▶ [Written problem]:
Nothing beyond the line containing "from matplotlib.ticker import MultipleLocator" is to be printed; print exactly each line from the start of the records below through that line, leaving out pictures.

□ □ □ □ □ □ □

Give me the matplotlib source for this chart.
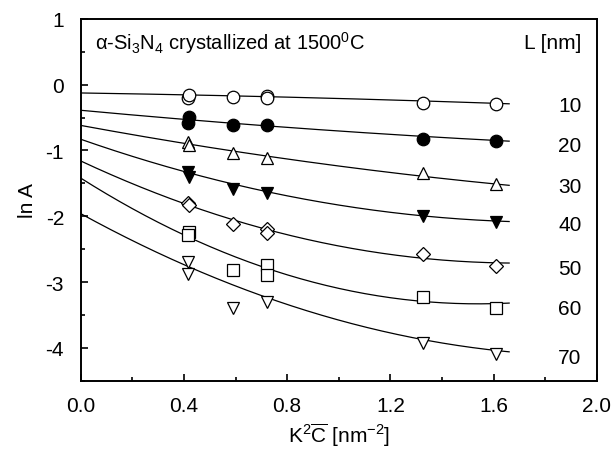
import numpy as np
import matplotlib
matplotlib.use('Agg')
import matplotlib.pyplot as plt
from matplotlib.ticker import MultipleLocator

plt.rcParams.update({'font.family': 'Liberation Sans',
                     'mathtext.fontset': 'custom',
                     'mathtext.rm': 'Liberation Sans',
                     'mathtext.it': 'Liberation Sans:italic',
                     'axes.unicode_minus': False,
                     'font.size': 14})

# measured points, one list pair per grain size L
L_vals = [10, 20, 30, 40, 50, 60, 70]
x_10 = [0.415, 0.42, 0.59, 0.72, 0.72, 1.326, 1.61]
y_10 = [-0.20, -0.16, -0.19, -0.17, -0.21, -0.28, -0.30]
x_20 = [0.42, 0.415, 0.59, 0.72, 1.326, 1.61]
y_20 = [-0.49, -0.58, -0.61, -0.62, -0.82, -0.85]
x_30 = [0.415, 0.42, 0.59, 0.72, 1.326, 1.61]
y_30 = [-0.87, -0.92, -1.04, -1.12, -1.34, -1.51]
x_40 = [0.415, 0.42, 0.59, 0.72, 1.326, 1.61]
y_40 = [-1.33, -1.40, -1.59, -1.64, -2.00, -2.09]
x_50 = [0.415, 0.42, 0.59, 0.72, 0.72, 1.326, 1.61]
y_50 = [-1.80, -1.83, -2.12, -2.19, -2.25, -2.58, -2.75]
x_60 = [0.42, 0.415, 0.59, 0.72, 0.72, 1.326, 1.61]
y_60 = [-2.24, -2.28, -2.82, -2.74, -2.90, -3.22, -3.39]
x_70 = [0.415, 0.415, 0.59, 0.72, 1.326, 1.61]
y_70 = [-2.70, -2.88, -3.40, -3.30, -3.92, -4.10]

# quadratic fit coefficients (c0, c1, c2)
fit_c0 = [-0.127, -0.39, -0.62, -0.83, -1.16, -1.42, -1.96]
fit_c1 = [-0.061, -0.364, -0.721, -1.374, -1.834, -2.482, -2.153]
fit_c2 = [-0.023, 0.049, 0.104, 0.374, 0.542, 0.806, 0.535]
fit_xmax = 1.66

# label positions for the L column
label_y = [-0.32, -0.92, -1.55, -2.12, -2.79, -3.40, -4.15]

xs = [x_10, x_20, x_30, x_40, x_50, x_60, x_70]
ys = [y_10, y_20, y_30, y_40, y_50, y_60, y_70]
markers = ['o', 'o', '^', 'v', 'D', 's', 'v']
filled = [False, True, False, True, False, False, False]
msizes = [9, 9, 9, 9, 7.5, 8.5, 9]

fig = plt.figure(figsize=(6.16, 4.6), dpi=100)
ax = fig.add_axes([0.131, 0.170, 0.838, 0.787])

xx = np.linspace(0, fit_xmax, 200)
for i in range(len(L_vals)):
    yy = fit_c0[i] + fit_c1[i]*xx + fit_c2[i]*xx**2
    ax.plot(xx, yy, color='black', lw=0.9, zorder=2)
    ax.plot(xs[i], ys[i], linestyle='none', marker=markers[i], ms=msizes[i],
            mfc='black' if filled[i] else 'white', mec='black', mew=0.9, zorder=3)
    ax.text(1.94, label_y[i], str(L_vals[i]), ha='right', va='center', fontsize=15)

ax.text(0.055, 0.64, 'α-Si$_3$N$_4$ crystallized at 1500$^0$C', ha='left', va='center', fontsize=14.5)
ax.text(1.94, 0.64, 'L [nm]', ha='right', va='center', fontsize=15)

ax.set_xlim(0, 2.0)
ax.set_ylim(-4.5, 1)
ax.xaxis.set_major_locator(MultipleLocator(0.4))
ax.xaxis.set_minor_locator(MultipleLocator(0.2))
ax.yaxis.set_major_locator(MultipleLocator(1))
ax.yaxis.set_minor_locator(MultipleLocator(0.5))
ax.xaxis.set_major_formatter(matplotlib.ticker.FormatStrFormatter('%.1f'))
ax.tick_params(which='both', direction='in', top=False, right=False, labelsize=15, width=1.2)
ax.tick_params(which='major', length=5)
ax.tick_params(which='minor', length=3)
ax.tick_params(axis='x', which='major', pad=11)
ax.tick_params(axis='y', which='major', pad=12)
for s in ax.spines.values():
    s.set_linewidth(1.4)

ax.set_xlabel(r'K$^2\overline{\mathrm{C}}$ [nm$^{-2}$]', fontsize=15, labelpad=4)
ax.set_ylabel('ln A', fontsize=15, labelpad=6)

fig.savefig('out.png', dpi=100, facecolor='white')
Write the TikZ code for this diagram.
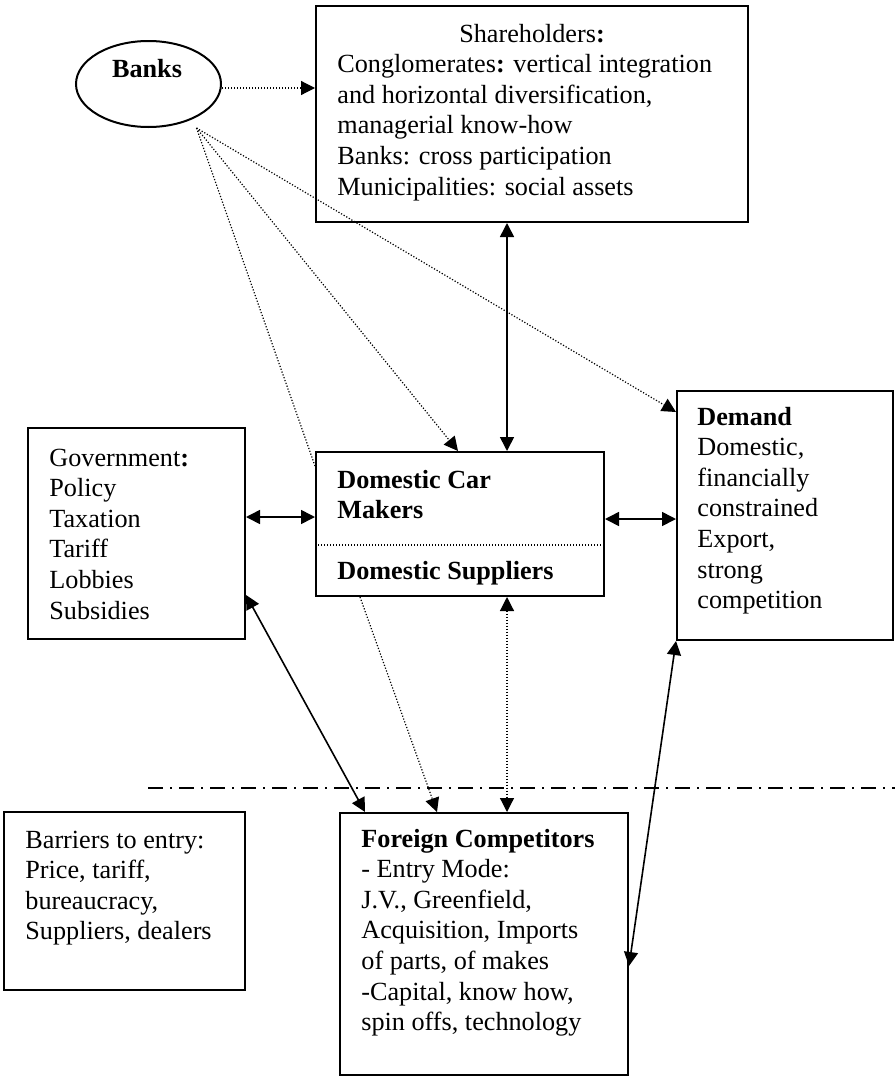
\documentclass[tikz,border=0pt]{standalone}
\usepackage{fontspec}
\setmainfont{Liberation Serif}
\usetikzlibrary{arrows.meta, shapes.geometric, calc, fit}

\tikzset{
  box/.style={draw, line width=1pt, inner sep=0pt},
  txt/.style={inner sep=0pt, align=left, anchor=base west},
  link/.style={line width=0.8pt, {Triangle[length=7pt,width=7pt]}-{Triangle[length=7pt,width=7pt]}},
  dotlink/.style={line width=0.6pt, dash pattern=on 0.6pt off 0.9pt},
  tip/.style={-{Triangle[length=7pt,width=7pt]}},
  divider/.style={line width=0.8pt, dash pattern=on 7.5pt off 3.5pt on 1pt off 3.5pt},
}

\begin{document}
\begin{tikzpicture}[x=0.5pt, y=-0.5pt, font=\fontsize{13.1}{15.3}\selectfont]
\useasboundingbox (0,0) rectangle (895,1076);

% Draw the boxes
\node[box, ellipse, minimum width=72.5pt, minimum height=43pt] (banks) at (148.5,84) {};
\node[box, fit={(316,6) (748,222)}] (sh) {};
\node[box, fit={(28,428) (245,639)}] (gov) {};
\node[box, fit={(316,452) (604,596)}] (dom) {};
\node[box, fit={(677,391) (893,640)}] (dem) {};
\node[box, fit={(4,812) (245,990)}] (bar) {};
\node[box, fit={(340,813) (628,1075)}] (for) {};

% Texts inside the boxes (placed by the baseline of their last line)
\node[txt, anchor=base] (bankstxt) at (147,77) {\textbf{Banks}};
\node[txt, anchor=base] (shtitle) at (532,42) {Shareholders\textbf{:}};
\node[txt] (shtxt) at (337,195) {Conglomerates\textbf{:} vertical integration\\
  and horizontal diversification,\\ managerial know-how\\
  Banks: cross participation\\ Municipalities: social assets};
\node[txt] (govtxt) at (49,619) {Government\textbf{:}\\ Policy\\ Taxation\\
  Tariff\\ Lobbies\\ Subsidies};
\node[txt] (domtxt) at (337,518.6) {\textbf{Domestic Car}\\ \textbf{Makers}};
\node[txt] (suptxt) at (337,579) {\textbf{Domestic Suppliers}};
\node[txt] (demtxt) at (697,608.6) {\textbf{Demand}\\ Domestic,\\ financially\\
  constrained\\ Export,\\ strong\\ competition};
\node[txt] (bartxt) at (25,939.8) {Barriers to entry:\\ Price, tariff,\\
  bureaucracy,\\ Suppliers, dealers};
\node[txt] (fortxt) at (361,1030.6) {\textbf{Foreign Competitors}\\ - Entry Mode:\\
  J.V., Greenfield,\\ Acquisition, Imports\\ of parts, of makes\\
  -Capital, know how,\\ spin offs, technology};

% Separator between makers and suppliers
\draw[dotlink] ($(dom.north west)+(0,94)$) -- ($(dom.north east)+(0,94)$);

% Dotted links from the banks
\draw[dotlink, tip] ($(banks.east)+(0,4)$) -- ($(banks.east -| sh.west)+(0,4)$);
\draw[dotlink] ($(banks.south)+(48,0)$) -- ($(dom.north west)+(0,15)$);
\draw[dotlink, tip] ($(banks.south)+(48,0)$) -- ($(dom.north west)+(143,0)$);
\draw[dotlink, tip] ($(banks.south)+(48,0)$) -- ($(dem.north west)+(0,22)$);

% Solid links
\draw[link] ($(sh.south west)+(192,0)$) -- ($(dom.north west)+(192,0)$);
\draw[link] ($(gov.north east)+(0,90)$) -- ($(dom.north west)+(0,66)$);
\draw[link] ($(dom.north east)+(0,68)$) -- ($(dem.north west)+(0,129)$);
\draw[link] ($(gov.south east)+(0,-45)$) -- ($(for.north west)+(26,0)$);
\draw[link] (dem.south west) -- ($(for.north east)+(0,154)$);

% Links with the foreign competitors
\draw[dotlink, tip] ($(dom.south west)+(45,0)$) -- ($(for.north west)+(98,0)$);
\draw[dotlink, {Triangle[length=7pt,width=7pt]}-{Triangle[length=7pt,width=7pt]}]
  ($(dom.south west)+(192,0)$) -- ($(for.north west)+(168,0)$);

% Entry line
\draw[divider] (148,788) -- (895,788);

\end{tikzpicture}
\end{document}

□ □ □ □ □ □ □

▶ [Solution to the exercise]:
Give me the matplotlib source for this chart.
import numpy as np
import matplotlib
matplotlib.use('Agg')
import matplotlib.pyplot as plt
from matplotlib.ticker import MultipleLocator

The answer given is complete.